[Exercise]: Reproduce the listing below exactly, beginning with its first line and ending with the line that holds "from bokeh.resources import INLINE"; pictures are not part of the copy.

[Recorded information]:
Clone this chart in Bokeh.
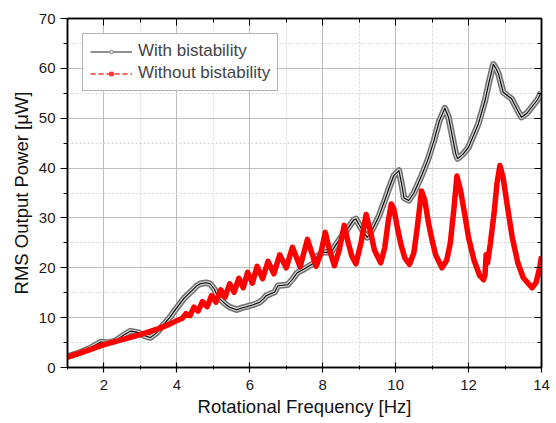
from bokeh.plotting import figure
from bokeh.models import (Range1d, LinearAxis, SingleIntervalTicker, Legend, LegendItem,
                          CustomLabelingPolicy)
from bokeh.embed import file_html
from bokeh.resources import INLINE

# ---- data ----
red_f = [1.0, 1.5, 2.0, 2.5, 3.0, 3.5, 3.8, 4.0, 4.15, 4.25, 4.36, 4.47, 4.58, 4.70, 4.83,
         4.95, 5.07, 5.20, 5.32, 5.45, 5.57, 5.70, 5.82, 5.94, 6.07, 6.20, 6.35, 6.50, 6.66,
         6.82, 7.00, 7.17, 7.38, 7.58, 7.82, 7.95, 8.07, 8.17, 8.32, 8.45, 8.59, 8.70, 8.80,
         8.91, 9.05, 9.19, 9.30, 9.42, 9.59, 9.70, 9.80, 9.88, 9.95, 10.05, 10.15, 10.25,
         10.38, 10.50, 10.60, 10.71, 10.80, 10.90, 11.00, 11.10, 11.27, 11.40, 11.50, 11.60,
         11.68, 11.78, 11.90, 12.00, 12.15, 12.30, 12.41, 12.45, 12.48, 12.52, 12.60, 12.70,
         12.78, 12.86, 12.95, 13.05, 13.20, 13.35, 13.50, 13.74, 13.85, 13.95, 14.00]
red_p = [2.1, 3.3, 4.6, 5.6, 6.6, 7.8, 8.7, 9.4, 9.9, 10.8, 10.4, 12.1, 11.3, 13.2, 12.2,
         14.4, 13.1, 15.6, 14.1, 16.8, 15.1, 17.9, 16.0, 19.1, 16.9, 20.3, 17.8, 21.3, 18.8,
         22.6, 20.0, 24.1, 20.2, 25.7, 20.3, 23.0, 27.1, 24.0, 20.4, 23.5, 28.5, 25.0, 22.3,
         20.8, 25.0, 30.7, 27.5, 23.5, 21.0, 24.0, 29.5, 32.8, 31.8, 28.0, 24.5, 22.0,
         20.7, 23.0, 28.5, 35.4, 33.5, 29.0, 25.5, 22.5, 20.0, 21.5, 25.0, 32.0,
         38.4, 35.5, 30.5, 26.0, 21.5, 18.5, 17.6, 18.5, 22.6, 21.0, 25.0, 31.0,
         37.0, 40.5, 38.0, 33.0, 26.0, 21.0, 18.0, 16.0, 17.0, 20.0, 22.3]

black_f = [1.0, 1.3, 1.6, 1.91, 2.1, 2.3, 2.5, 2.73, 2.95, 3.1, 3.27, 3.45, 3.6, 3.8, 4.0,
           4.2, 4.4, 4.55, 4.64, 4.80, 4.91, 5.02, 5.13, 5.23, 5.35, 5.45, 5.64, 5.80, 5.91,
           6.1, 6.27, 6.38, 6.45, 6.60, 6.68, 6.77, 7.04, 7.18, 7.30, 7.50, 7.73, 7.85, 8.00,
           8.23, 8.35, 8.50, 8.70, 8.85, 8.91, 9.00, 9.09, 9.22, 9.35, 9.55, 9.70, 9.82, 9.95,
           10.09, 10.16, 10.23, 10.36, 10.50, 10.73, 10.90, 11.05, 11.20, 11.35, 11.45, 11.55,
           11.65, 11.70, 11.85, 12.00, 12.27, 12.45, 12.55, 12.68, 12.75, 12.82, 12.95, 13.18,
           13.35, 13.45, 13.60, 13.73, 13.88, 14.00]
black_p = [2.2, 2.9, 3.8, 5.1, 5.0, 5.3, 6.3, 7.3, 7.0, 6.4, 6.0, 7.0, 8.3, 10.0, 12.0,
           13.9, 15.3, 16.4, 16.8, 17.0, 16.8, 15.8, 14.1, 13.4, 12.6, 12.1, 11.6, 12.0, 12.2,
           12.6, 13.1, 13.8, 14.4, 14.9, 15.1, 16.4, 16.6, 17.8, 19.0, 19.8, 20.8, 22.3, 23.1,
           23.1, 24.5, 26.1, 28.0, 29.6, 29.8, 28.6, 27.5, 26.1, 27.5, 30.5, 33.5, 36.0, 38.5,
           39.5, 37.0, 34.0, 33.5, 35.0, 38.8, 42.0, 45.5, 49.5, 52.0, 50.2, 46.5,
           42.8, 41.9, 42.8, 44.2, 48.9, 53.5, 56.9, 60.8, 60.0, 58.9, 55.2, 53.9,
           51.5, 50.2, 51.0, 52.2, 53.6, 55.2]

x_label = "Rotational Frequency [Hz]"
y_label = "RMS Output Power [\u03bcW]"
series_names = ["With bistability", "Without bistability"]

FONT = "Liberation Sans"

p = figure(width=556, height=423, x_range=Range1d(1, 14), y_range=Range1d(0, 70),
           output_backend="svg", toolbar_location=None,
           min_border_left=67, min_border_right=12, min_border_top=18, min_border_bottom=56)
p.background_fill_color = "white"
p.border_fill_color = "white"
p.outline_line_color = "black"
p.outline_line_width = 1.5

xt = SingleIntervalTicker(interval=2, num_minor_ticks=2)
yt = SingleIntervalTicker(interval=10, num_minor_ticks=2)

for ax, t in ((p.xaxis[0], xt), (p.yaxis[0], yt)):
    ax.ticker = t
    ax.axis_line_width = 1.5
    ax.axis_line_color = "black"
    ax.major_tick_line_color = "black"
    ax.minor_tick_line_color = "black"
    ax.major_tick_line_width = 1.2
    ax.major_label_text_font = FONT
    ax.major_label_text_font_size = "15px"
    ax.major_label_text_color = "#1a1a1a"
    ax.axis_label_text_font = FONT
    ax.axis_label_text_font_size = "18.5px"
    ax.axis_label_text_font_style = "normal"
    ax.axis_label_text_color = "#111111"

p.xaxis.axis_label = x_label
p.yaxis.axis_label = y_label
p.xaxis.major_tick_in = 5
p.xaxis.major_tick_out = 5
p.xaxis.minor_tick_in = 2
p.xaxis.minor_tick_out = 2
p.xaxis.major_label_standoff = 7
p.xaxis.axis_label_standoff = 3
p.yaxis.major_tick_in = 0
p.yaxis.major_tick_out = 7
p.yaxis.minor_tick_in = 0
p.yaxis.minor_tick_out = 4
p.yaxis.major_label_standoff = 5
p.yaxis.axis_label_standoff = 4

no_labels = CustomLabelingPolicy(code="""
for (const i of indices) { indices.unset(i) }
return indices
""")

top = LinearAxis(ticker=xt, major_label_policy=no_labels, major_label_standoff=0,
                 major_tick_in=7, major_tick_out=0, minor_tick_in=4, minor_tick_out=0,
                 axis_line_width=1.5)
right = LinearAxis(ticker=yt, major_label_policy=no_labels, major_label_standoff=0,
                   major_tick_in=7, major_tick_out=0, minor_tick_in=4, minor_tick_out=0,
                   axis_line_width=1.5)
p.add_layout(top, "above")
p.add_layout(right, "right")

for g, t in ((p.xgrid[0], xt), (p.ygrid[0], yt)):
    g.ticker = t
    g.grid_line_color = "#bdbdbd"
    g.grid_line_width = 1
    g.minor_grid_line_color = "#d6d6d6"
    g.minor_grid_line_dash = "2 2"

# black series: hollow gray marker band with black line
p.line(black_f, black_p, color="#707070", line_width=6.5, line_join="round")
p.line(black_f, black_p, color="#d4d4d4", line_width=3.5, line_join="round")
p.line(black_f, black_p, color="black", line_width=1.1, line_join="round")
# red series
p.line(red_f, red_p, color="#ff0000", line_width=5.5, line_join="round")

# legend-only renderers placed outside the visible ranges
off = [-100]
lb_line = p.line(off, off, color="#222222", line_width=1.2)
lb_mark = p.scatter(off, off, marker="circle", size=3.5, fill_color="#dddddd",
                    line_color="#777777", line_width=0.8)
lr_line = p.line(off, off, color="#ff3030", line_width=1.5, line_dash="5 3")
lr_mark = p.scatter(off, off, marker="square", size=2.5, color="#ff3030")

legend = Legend(items=[LegendItem(label=series_names[0], renderers=[lb_line, lb_mark]),
                       LegendItem(label=series_names[1], renderers=[lr_line, lr_mark])],
                location="top_left", label_text_font=FONT, label_text_font_size="17px",
                glyph_width=42, glyph_height=9, label_height=20, spacing=2,
                padding=7, margin=15, label_standoff=6,
                border_line_color="#666666", border_line_width=1,
                background_fill_color="white", background_fill_alpha=1)
p.add_layout(legend)

open("out.html", "w").write(file_html(p, INLINE))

[Correct response]:
Clone this chart in Bokeh.
from bokeh.plotting import figure
from bokeh.models import (Range1d, LinearAxis, SingleIntervalTicker, Legend, LegendItem,
                          CustomLabelingPolicy)
from bokeh.embed import file_html
from bokeh.resources import INLINE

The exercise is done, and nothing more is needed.